A former member of the infamous Black Tuna Gang learned his fate this week. Back in January a former associate of the Miami Black Tuna Gang, Mark Steven Phillips, was arrested more than three decades after fleeing his trial in 1979 for charges of violating the Racketeering Influenced and Corrupt Organization statutes. He was also charged with engaging in a criminal enterprise and possession of marijuana with intent to sell. Phillips was convicted in absentia in February 1980 of racketeering, as well as possession and distribution of marijuana. He was facing additional fugitive charges as well.

Phillips was a director for a boating company back in the 1970s and helped members of the Black Tuna Gang buy boats and re-fit them with hidden compartments for marijuana cargo. He was one of 14 people charged for the same crime, along with Robert Platshorn, also known as “Bobby Tuna” who served out three decades for his involvement in the crime ring. Phillips was arrested in January at a senior community apartment complex in West Palm Beach Florida by the Marshals cold Case Fugitive Squad. They tracked Phillips through Chili, and Germany in the early 80’s, but then lost his known whereabouts.

They found him when the now 62 year-old got a driver’s license in his real name in Florida in 2010. According to the Marshals service at the time, he was living in a small rented apartment, he owns no property, and he was living on a meager $667 a month that he was receiving from social security. His current lawyer argued in court this week that Phillips played a very minor role in the criminal enterprise, and had nothing to do with the actual shipping of tons of marijuana that came to the states. He also asked the judge to consider his clients age, bipolar disorder and the minimal dealings he had with the other members of the Black Tuna Gang. Phillips has been battling mental health issues for the last few years. His lawyer also told the judge that his clients involvement with the entire case was more of a social one. He said that he was the fishing buddy of some of the members of the Black Tuna Gang.

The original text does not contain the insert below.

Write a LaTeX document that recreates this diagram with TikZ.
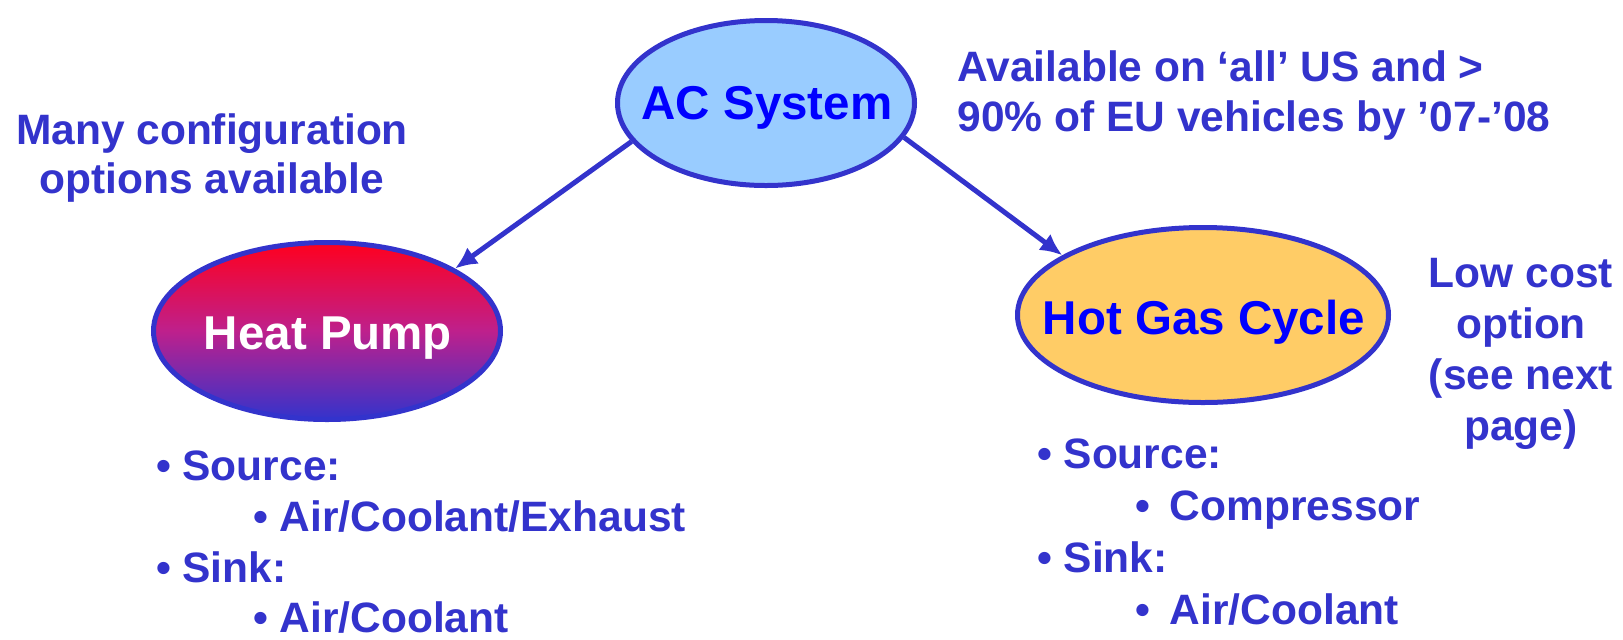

His case was argued in front of the same judge who presided over his case in 1979, District Judge James Lawrence King who is now 83 years old and still serving in Florida. The judge recalled some of the testimony from the original trial. Phillips was on board of a bungled boat trip headed for North Carolina, but ran aground off of the Bahamas. The judge recalled from memory, not any written testimony, that the boat veered off course when drunken crew members began cooking steaks and started a galley fire. That North Carolina-bound boat had 40,000 pounds of marijuana in cargo. Phillips was convicted in North Carolina and sentenced to five years. He never served the term because he was indicted in Miami, then fled during that trial. The Judge followed the suggestions of the defense attorney and sentenced him with five years in prison, a far cry from the life sentence he was facing and the recommendations  from the prosecution that were asking for at least 15 years. The Miami judge will allow those two terms to be run concurrently. His lawyers were happy with the verdict saying that if his health holds up, Phillips can still have a life outside of prison after his release.